How to Make a Wood Frame with Acrylic Glazing, Part 1: The Frame

The power tools we’ll be using to make the frame are:

table saw
miter saw
nail gun with compressor and 18-gauge finish nails
palm sander

Framing materials are:

2 x 2 clear pine boards (no knots). Keep in mind that the actual measurements will be more like 1 1/2 x 1 1/2.
1/16 inch clear acrylic (we’re using non-glare)
3/16 inch plywood (optional)

When calculating the measurements for your frame, You’ll have to figure out how many feet of 2 x 2″ pine board you’ll need to accommodate your art. Measure all sides of your piece, then add 24 inches (so you can have 6 extra inches per side for miter cuts). Add 1/8 inch to each of the 4 sides so your art will have 1/8 inches of wiggle room on all sides. It shouldn’t fit too tightly in the frame.

Here’s a diagram of the profile we’ll be cutting from the wood:








You can see how the artwork will fit behind the face of the frame and be held into place because of the profile’s L shape.

Your measurements may be different than ours, your frame will need to accommodate the size and support the weight of your art. We commonly use these profile measurements for artwork up to 42 inches square.

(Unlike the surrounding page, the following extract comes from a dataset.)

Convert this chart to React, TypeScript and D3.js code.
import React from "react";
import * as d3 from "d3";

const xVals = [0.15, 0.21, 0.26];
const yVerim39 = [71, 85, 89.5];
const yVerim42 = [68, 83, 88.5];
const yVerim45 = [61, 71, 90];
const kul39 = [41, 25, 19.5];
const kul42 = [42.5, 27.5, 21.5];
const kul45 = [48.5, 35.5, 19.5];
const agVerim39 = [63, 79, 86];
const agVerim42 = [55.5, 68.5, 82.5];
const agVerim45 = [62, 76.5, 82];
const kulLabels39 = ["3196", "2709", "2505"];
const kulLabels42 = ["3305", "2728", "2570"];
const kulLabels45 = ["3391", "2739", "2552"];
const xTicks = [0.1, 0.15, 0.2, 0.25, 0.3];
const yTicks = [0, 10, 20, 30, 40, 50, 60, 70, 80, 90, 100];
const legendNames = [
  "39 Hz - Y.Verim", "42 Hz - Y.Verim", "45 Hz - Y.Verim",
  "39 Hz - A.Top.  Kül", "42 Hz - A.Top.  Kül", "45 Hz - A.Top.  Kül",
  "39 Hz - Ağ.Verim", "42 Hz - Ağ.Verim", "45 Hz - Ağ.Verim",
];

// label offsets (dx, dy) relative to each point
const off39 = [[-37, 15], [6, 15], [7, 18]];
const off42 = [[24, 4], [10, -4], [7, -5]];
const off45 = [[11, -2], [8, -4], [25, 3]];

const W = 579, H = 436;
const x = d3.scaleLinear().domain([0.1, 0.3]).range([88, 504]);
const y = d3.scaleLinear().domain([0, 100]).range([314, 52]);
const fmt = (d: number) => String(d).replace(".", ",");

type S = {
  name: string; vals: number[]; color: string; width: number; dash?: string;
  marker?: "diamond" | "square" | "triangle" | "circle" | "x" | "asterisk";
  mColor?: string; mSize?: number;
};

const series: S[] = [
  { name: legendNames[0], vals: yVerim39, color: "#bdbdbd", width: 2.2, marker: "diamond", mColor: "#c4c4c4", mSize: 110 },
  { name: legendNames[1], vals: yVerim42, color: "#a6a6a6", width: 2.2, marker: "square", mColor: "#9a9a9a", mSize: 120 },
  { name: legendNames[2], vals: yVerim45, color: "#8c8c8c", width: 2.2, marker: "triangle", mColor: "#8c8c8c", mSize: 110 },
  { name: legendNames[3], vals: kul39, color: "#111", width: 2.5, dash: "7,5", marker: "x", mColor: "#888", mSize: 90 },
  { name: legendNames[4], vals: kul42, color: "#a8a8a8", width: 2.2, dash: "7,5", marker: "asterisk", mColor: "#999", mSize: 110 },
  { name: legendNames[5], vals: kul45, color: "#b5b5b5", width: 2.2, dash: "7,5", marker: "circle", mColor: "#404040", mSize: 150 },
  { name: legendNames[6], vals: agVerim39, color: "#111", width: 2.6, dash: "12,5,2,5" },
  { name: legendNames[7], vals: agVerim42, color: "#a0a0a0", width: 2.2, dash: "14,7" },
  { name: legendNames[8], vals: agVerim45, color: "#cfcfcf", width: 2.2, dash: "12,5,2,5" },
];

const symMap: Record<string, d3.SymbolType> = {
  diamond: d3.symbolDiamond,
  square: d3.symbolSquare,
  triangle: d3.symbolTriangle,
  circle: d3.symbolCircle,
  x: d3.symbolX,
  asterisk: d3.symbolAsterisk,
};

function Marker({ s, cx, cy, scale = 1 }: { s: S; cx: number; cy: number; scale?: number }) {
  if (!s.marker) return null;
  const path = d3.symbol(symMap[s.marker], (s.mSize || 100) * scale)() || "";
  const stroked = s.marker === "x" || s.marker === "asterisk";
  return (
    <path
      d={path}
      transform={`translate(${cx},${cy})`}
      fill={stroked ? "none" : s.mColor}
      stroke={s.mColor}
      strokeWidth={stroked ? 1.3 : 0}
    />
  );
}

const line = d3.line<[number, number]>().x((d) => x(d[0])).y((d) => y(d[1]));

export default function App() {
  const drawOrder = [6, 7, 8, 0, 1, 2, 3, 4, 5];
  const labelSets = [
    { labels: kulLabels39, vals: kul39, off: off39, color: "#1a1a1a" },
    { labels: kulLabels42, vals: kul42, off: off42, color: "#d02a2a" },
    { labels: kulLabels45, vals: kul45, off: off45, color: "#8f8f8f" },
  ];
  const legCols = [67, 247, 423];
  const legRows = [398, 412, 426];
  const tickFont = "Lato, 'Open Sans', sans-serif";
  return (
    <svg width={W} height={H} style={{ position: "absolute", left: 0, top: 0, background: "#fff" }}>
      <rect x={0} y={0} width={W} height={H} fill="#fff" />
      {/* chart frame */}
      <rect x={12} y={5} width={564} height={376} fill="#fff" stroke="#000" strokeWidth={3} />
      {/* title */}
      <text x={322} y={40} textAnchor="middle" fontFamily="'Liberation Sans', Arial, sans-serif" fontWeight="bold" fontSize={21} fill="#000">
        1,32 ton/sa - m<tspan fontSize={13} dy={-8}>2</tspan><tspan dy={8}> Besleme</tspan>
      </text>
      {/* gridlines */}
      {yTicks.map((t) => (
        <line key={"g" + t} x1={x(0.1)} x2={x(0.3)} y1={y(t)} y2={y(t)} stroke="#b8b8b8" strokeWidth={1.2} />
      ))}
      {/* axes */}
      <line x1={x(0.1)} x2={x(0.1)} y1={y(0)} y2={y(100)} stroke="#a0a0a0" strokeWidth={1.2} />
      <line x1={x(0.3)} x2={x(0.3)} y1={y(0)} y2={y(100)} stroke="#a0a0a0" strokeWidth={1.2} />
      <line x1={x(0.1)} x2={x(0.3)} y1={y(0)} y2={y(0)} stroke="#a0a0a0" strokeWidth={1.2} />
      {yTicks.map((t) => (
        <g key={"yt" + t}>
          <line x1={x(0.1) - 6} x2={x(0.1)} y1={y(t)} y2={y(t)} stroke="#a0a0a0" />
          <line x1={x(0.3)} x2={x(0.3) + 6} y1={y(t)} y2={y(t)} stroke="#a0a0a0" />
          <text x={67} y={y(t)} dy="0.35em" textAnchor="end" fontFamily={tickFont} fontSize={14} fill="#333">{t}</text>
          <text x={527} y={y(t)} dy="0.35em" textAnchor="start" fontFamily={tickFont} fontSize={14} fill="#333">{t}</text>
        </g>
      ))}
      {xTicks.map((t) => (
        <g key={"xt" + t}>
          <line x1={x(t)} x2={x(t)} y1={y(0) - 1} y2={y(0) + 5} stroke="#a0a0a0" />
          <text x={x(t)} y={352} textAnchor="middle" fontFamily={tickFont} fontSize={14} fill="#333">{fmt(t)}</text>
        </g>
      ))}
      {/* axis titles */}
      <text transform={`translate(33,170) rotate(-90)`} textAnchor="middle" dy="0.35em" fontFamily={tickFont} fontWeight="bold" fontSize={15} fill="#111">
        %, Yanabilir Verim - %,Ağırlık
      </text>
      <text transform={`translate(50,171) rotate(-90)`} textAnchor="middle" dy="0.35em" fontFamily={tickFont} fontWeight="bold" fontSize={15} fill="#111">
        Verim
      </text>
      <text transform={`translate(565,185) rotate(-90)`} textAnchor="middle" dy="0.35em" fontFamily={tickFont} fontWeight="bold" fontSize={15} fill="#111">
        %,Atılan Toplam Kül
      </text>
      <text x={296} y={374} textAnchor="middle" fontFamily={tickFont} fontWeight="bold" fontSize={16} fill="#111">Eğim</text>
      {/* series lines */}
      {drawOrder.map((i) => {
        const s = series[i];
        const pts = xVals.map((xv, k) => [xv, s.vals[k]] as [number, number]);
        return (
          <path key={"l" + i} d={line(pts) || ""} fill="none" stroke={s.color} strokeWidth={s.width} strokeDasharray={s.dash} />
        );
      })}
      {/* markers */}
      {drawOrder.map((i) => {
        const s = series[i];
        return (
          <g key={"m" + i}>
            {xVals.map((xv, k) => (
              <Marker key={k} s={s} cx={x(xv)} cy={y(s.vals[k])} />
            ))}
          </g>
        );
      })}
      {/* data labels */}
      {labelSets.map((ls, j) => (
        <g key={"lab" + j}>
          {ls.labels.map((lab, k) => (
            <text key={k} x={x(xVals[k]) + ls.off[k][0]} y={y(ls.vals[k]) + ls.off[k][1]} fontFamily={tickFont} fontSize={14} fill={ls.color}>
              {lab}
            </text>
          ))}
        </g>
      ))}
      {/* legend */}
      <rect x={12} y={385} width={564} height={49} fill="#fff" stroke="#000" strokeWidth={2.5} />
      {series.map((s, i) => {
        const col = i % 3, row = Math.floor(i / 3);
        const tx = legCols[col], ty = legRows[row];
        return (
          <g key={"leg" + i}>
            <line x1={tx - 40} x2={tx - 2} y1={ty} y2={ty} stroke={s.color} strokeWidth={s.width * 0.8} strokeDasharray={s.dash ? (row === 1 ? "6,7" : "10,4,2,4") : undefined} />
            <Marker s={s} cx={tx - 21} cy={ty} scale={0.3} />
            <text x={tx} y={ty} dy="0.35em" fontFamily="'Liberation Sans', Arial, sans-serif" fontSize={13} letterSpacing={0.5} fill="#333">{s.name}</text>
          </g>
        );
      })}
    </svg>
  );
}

We start by ripping our pine board down to 1 3/8 by 1 3/8 inches with the table saw.

It’s important to mark your wood with a pencil so you’ll know where the face of the frame will be at all times.

Now we lower the blade to cut the inside dimensions of the profile, our 1/2-inch and 1 inch cuts. This gives us our L shape.

Next we’ll use the miter saw and cut off one end of the wood to make a 45 degree miter cut.

Now measure from the inside corner of the cut (not the outside) to determine the length of your piece, then adjust your saw and cut the other end.

Once you’re sure your first cut is correct, you can use that piece to transfer your marks for your next cut. This ensures the two pieces will be identical in length.

Then cut your other two sides.

Dry fit the pieces together to make sure everything is perfect. Dust off your frame pieces or protect your artwork to keep it clean, and drop you art into it to make sure it fits.

Now it’s time to assemble the frame. It helps to have a scrap of plywood that you know is square to line up the corners of the frame. It also gives stability while nailing. Use wood glue to put the corners together.

We’re using 18 gauge finish nails in our nail gun. For this size frame, we put one nail in one side of a corner and two in the other side of the same corner.

Put some pressure on the corners with clamps while the glue dries.

Use wood filler to fill the holes, gaps, and any imperfections. When it’s dry, sand it smooth. We’re using 120 grit sandpaper.

We like to use water-based latex paint. Start with a base coat of primer, then at least two coats of color.

Next we’ll use the table saw to cut a plywood backing board. We’re using 3/16 inch luan. This step is optional; in leu of this wooden backing, you can glue brown paper over the back of your frame to finish it off.

We’re using a score and snap method to cut the acrylic. Your acrylic may come with paper on it; leave the paper on for this step to protect it from scratches.

Clamp down a metal straight edge where you want to cut your acrylic and use a scoring tool similar to this one, or a utility knife. Make several passes over the acrylic with the tool rather than trying to make just one deep groove.

Move the scored line just off the edge of your table and move your metal straight edge to the table’s edge, so it’s right next to but not on top of the scored line. Clamp down your straight edge. Using both hands, move the acrylic up and down to snap the piece off.

Part 2 of this video will show you how to put your art into the frame and finish off the project.

  • Jennie Digs

    Looks like a family project here. That husband of yours is not only cute, talented and wonderful, but I can attest to the fact that he’s the best son-in-law in the whole world! The two of you make quite a team. Yah Team Glose!

  • Diane

    Thanks Pam. Don’t have the power tools, but loved the video. I did learn how to properly cut my acrylic, thanks. Looking forward to Part 2.

    • You are welcome, Diane, very glad the video helped.